* **WORK TO COMPLETE**: Take the data below and extract the lines from the one with "Write the TikZ code for this diagram." to the one with "(0,0) rectangle (1138,1171);", inclusive, exactly as written.

Part of a data file

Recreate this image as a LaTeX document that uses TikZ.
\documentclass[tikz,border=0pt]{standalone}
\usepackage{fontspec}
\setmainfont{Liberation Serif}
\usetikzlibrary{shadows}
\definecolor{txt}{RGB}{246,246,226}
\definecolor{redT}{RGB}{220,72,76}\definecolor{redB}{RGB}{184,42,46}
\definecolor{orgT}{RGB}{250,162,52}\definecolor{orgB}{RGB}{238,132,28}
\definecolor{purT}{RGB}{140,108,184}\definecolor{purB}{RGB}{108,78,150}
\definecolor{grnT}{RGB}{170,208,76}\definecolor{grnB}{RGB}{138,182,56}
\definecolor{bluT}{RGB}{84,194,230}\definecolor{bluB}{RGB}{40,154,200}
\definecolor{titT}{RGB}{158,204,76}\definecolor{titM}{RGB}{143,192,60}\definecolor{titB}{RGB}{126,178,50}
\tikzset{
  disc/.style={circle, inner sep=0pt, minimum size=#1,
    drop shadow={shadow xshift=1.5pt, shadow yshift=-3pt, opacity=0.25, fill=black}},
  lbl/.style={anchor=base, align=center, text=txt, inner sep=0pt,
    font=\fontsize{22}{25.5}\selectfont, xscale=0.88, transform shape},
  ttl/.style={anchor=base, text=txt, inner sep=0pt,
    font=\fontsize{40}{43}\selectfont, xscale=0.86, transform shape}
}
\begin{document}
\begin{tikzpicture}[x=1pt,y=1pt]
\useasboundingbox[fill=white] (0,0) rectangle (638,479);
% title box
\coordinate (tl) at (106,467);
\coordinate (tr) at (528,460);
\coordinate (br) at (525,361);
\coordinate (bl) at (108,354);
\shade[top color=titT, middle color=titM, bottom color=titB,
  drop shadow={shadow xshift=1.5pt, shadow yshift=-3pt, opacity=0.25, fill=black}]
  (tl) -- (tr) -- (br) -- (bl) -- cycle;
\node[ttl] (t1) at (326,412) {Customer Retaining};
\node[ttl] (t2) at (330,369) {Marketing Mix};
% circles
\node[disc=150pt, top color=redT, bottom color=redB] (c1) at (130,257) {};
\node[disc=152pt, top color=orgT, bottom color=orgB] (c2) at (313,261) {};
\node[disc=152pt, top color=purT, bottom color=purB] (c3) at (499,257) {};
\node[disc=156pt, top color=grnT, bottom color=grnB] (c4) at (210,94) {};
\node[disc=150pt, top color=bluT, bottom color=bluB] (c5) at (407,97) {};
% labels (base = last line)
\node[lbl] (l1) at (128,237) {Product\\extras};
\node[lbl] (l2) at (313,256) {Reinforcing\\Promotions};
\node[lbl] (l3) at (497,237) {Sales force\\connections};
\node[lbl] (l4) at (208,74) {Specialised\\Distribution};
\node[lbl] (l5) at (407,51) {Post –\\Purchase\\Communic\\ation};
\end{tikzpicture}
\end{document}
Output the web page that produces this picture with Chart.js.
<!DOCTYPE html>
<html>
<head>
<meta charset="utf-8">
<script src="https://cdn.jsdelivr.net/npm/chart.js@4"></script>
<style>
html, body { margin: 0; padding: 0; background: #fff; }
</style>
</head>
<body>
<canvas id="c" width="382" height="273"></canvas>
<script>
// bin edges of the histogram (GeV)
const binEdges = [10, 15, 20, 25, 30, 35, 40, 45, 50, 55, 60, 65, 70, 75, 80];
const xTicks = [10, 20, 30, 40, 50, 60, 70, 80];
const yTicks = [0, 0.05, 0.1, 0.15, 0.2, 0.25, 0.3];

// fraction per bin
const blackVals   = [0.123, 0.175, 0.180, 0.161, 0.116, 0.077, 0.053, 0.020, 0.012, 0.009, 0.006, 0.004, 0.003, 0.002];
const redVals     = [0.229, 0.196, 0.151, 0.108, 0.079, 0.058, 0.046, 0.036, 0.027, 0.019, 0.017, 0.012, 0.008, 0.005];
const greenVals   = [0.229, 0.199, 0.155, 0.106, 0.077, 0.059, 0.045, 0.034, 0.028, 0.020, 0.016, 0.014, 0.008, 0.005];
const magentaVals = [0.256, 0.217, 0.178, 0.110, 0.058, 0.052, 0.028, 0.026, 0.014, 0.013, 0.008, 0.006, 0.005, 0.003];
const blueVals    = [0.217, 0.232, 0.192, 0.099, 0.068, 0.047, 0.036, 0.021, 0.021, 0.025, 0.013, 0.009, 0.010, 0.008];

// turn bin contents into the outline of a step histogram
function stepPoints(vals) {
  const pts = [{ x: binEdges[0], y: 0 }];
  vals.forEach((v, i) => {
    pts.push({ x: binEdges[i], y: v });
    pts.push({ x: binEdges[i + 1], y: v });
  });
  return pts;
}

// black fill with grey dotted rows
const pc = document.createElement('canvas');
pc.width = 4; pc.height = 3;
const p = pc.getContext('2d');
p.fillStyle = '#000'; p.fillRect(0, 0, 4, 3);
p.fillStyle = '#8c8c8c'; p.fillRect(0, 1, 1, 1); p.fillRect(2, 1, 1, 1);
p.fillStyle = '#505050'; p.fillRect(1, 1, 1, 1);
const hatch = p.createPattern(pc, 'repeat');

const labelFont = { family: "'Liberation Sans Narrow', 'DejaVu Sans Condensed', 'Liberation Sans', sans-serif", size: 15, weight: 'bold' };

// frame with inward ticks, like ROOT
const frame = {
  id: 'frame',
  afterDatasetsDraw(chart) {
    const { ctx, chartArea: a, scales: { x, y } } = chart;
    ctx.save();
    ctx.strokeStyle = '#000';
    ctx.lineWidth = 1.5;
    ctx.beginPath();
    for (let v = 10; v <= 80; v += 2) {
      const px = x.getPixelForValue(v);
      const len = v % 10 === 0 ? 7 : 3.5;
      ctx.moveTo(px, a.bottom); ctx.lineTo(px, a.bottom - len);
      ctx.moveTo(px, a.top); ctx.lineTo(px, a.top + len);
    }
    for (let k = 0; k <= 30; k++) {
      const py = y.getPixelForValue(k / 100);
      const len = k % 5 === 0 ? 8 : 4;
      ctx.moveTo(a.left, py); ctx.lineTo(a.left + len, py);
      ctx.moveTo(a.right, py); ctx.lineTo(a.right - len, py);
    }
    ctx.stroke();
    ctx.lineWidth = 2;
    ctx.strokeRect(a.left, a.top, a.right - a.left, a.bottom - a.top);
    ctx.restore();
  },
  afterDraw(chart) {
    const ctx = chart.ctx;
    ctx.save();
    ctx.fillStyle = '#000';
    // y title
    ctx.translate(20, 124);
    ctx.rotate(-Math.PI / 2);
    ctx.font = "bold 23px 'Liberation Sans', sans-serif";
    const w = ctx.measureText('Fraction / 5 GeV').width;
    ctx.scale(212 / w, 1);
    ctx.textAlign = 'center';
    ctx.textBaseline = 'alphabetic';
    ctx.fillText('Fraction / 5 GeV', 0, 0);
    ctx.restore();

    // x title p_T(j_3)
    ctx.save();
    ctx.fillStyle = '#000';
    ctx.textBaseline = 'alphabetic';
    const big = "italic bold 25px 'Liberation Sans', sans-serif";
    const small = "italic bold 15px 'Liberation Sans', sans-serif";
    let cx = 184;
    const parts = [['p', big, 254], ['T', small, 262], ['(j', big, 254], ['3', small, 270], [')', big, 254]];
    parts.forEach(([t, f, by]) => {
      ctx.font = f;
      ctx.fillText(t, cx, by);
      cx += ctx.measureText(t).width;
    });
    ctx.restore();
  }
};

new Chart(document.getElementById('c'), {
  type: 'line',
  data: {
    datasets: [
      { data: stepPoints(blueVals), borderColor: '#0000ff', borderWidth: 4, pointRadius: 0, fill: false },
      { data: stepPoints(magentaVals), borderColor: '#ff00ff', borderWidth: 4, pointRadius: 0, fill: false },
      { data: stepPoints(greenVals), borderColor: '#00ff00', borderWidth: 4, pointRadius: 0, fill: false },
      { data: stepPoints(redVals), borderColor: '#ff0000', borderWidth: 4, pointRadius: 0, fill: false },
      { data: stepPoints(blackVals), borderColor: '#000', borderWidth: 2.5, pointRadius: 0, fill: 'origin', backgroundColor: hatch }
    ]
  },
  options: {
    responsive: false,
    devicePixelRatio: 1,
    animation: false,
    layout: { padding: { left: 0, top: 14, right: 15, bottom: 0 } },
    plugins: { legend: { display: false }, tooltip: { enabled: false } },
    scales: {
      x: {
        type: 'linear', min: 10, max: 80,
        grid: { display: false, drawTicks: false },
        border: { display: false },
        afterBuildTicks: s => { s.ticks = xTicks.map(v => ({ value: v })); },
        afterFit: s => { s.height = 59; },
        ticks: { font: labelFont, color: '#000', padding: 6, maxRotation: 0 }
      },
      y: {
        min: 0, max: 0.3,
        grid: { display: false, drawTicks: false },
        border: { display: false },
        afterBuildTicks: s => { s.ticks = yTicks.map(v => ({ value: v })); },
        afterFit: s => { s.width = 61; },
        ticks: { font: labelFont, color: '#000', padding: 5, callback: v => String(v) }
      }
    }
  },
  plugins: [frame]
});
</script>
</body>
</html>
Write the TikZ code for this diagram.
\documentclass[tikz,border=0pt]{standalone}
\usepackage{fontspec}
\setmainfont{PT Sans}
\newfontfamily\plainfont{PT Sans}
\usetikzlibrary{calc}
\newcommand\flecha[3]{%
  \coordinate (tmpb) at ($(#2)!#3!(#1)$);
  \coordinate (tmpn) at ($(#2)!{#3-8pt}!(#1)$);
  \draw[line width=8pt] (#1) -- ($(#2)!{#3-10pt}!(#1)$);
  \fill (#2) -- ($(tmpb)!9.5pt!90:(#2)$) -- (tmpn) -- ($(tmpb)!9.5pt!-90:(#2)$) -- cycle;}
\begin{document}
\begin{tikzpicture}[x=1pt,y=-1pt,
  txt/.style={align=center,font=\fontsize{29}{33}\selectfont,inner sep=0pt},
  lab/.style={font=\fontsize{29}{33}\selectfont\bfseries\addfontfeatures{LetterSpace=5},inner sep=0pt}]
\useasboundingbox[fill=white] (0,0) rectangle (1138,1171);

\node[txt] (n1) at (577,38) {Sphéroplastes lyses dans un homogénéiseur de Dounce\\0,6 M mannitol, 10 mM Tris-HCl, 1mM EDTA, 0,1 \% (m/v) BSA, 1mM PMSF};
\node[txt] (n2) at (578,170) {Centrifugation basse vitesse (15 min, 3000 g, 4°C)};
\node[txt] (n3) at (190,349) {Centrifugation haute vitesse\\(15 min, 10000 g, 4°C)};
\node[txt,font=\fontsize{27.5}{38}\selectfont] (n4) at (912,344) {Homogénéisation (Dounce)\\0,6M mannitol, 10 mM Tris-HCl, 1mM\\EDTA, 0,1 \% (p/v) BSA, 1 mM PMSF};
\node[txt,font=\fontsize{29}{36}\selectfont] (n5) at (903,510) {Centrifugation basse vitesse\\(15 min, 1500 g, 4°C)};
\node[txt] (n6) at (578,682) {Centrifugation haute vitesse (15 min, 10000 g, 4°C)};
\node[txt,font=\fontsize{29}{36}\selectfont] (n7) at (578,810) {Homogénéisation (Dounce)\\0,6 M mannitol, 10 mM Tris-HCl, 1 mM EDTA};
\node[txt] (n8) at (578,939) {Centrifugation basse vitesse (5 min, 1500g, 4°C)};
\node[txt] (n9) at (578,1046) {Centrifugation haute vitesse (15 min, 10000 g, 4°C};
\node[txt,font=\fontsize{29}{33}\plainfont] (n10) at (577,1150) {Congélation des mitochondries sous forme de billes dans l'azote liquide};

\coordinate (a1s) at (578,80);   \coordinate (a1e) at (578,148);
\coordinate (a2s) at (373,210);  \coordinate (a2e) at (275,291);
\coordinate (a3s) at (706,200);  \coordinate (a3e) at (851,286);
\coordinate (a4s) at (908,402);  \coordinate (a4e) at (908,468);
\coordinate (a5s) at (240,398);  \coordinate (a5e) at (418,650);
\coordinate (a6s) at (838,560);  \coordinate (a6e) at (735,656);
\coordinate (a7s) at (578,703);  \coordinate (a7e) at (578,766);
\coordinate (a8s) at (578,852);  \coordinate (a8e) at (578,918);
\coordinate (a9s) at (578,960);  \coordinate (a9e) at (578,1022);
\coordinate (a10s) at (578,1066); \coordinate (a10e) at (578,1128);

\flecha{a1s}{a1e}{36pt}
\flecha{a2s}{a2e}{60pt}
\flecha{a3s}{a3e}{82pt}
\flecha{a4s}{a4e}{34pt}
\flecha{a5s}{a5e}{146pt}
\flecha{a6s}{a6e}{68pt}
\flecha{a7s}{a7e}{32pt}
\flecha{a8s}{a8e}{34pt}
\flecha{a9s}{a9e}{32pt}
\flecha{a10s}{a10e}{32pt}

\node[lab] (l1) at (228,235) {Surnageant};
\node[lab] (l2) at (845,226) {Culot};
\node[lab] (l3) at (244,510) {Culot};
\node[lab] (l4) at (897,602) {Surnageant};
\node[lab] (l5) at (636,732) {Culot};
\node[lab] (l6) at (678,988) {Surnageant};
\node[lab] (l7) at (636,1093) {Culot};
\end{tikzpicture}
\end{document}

* **ANSWER**:
Write the TikZ code for this diagram.
\documentclass[tikz,border=0pt]{standalone}
\usepackage{fontspec}
\setmainfont{PT Sans}
\newfontfamily\plainfont{PT Sans}
\usetikzlibrary{calc}
\newcommand\flecha[3]{%
  \coordinate (tmpb) at ($(#2)!#3!(#1)$);
  \coordinate (tmpn) at ($(#2)!{#3-8pt}!(#1)$);
  \draw[line width=8pt] (#1) -- ($(#2)!{#3-10pt}!(#1)$);
  \fill (#2) -- ($(tmpb)!9.5pt!90:(#2)$) -- (tmpn) -- ($(tmpb)!9.5pt!-90:(#2)$) -- cycle;}
\begin{document}
\begin{tikzpicture}[x=1pt,y=-1pt,
  txt/.style={align=center,font=\fontsize{29}{33}\selectfont,inner sep=0pt},
  lab/.style={font=\fontsize{29}{33}\selectfont\bfseries\addfontfeatures{LetterSpace=5},inner sep=0pt}]
\useasboundingbox[fill=white] (0,0) rectangle (1138,1171);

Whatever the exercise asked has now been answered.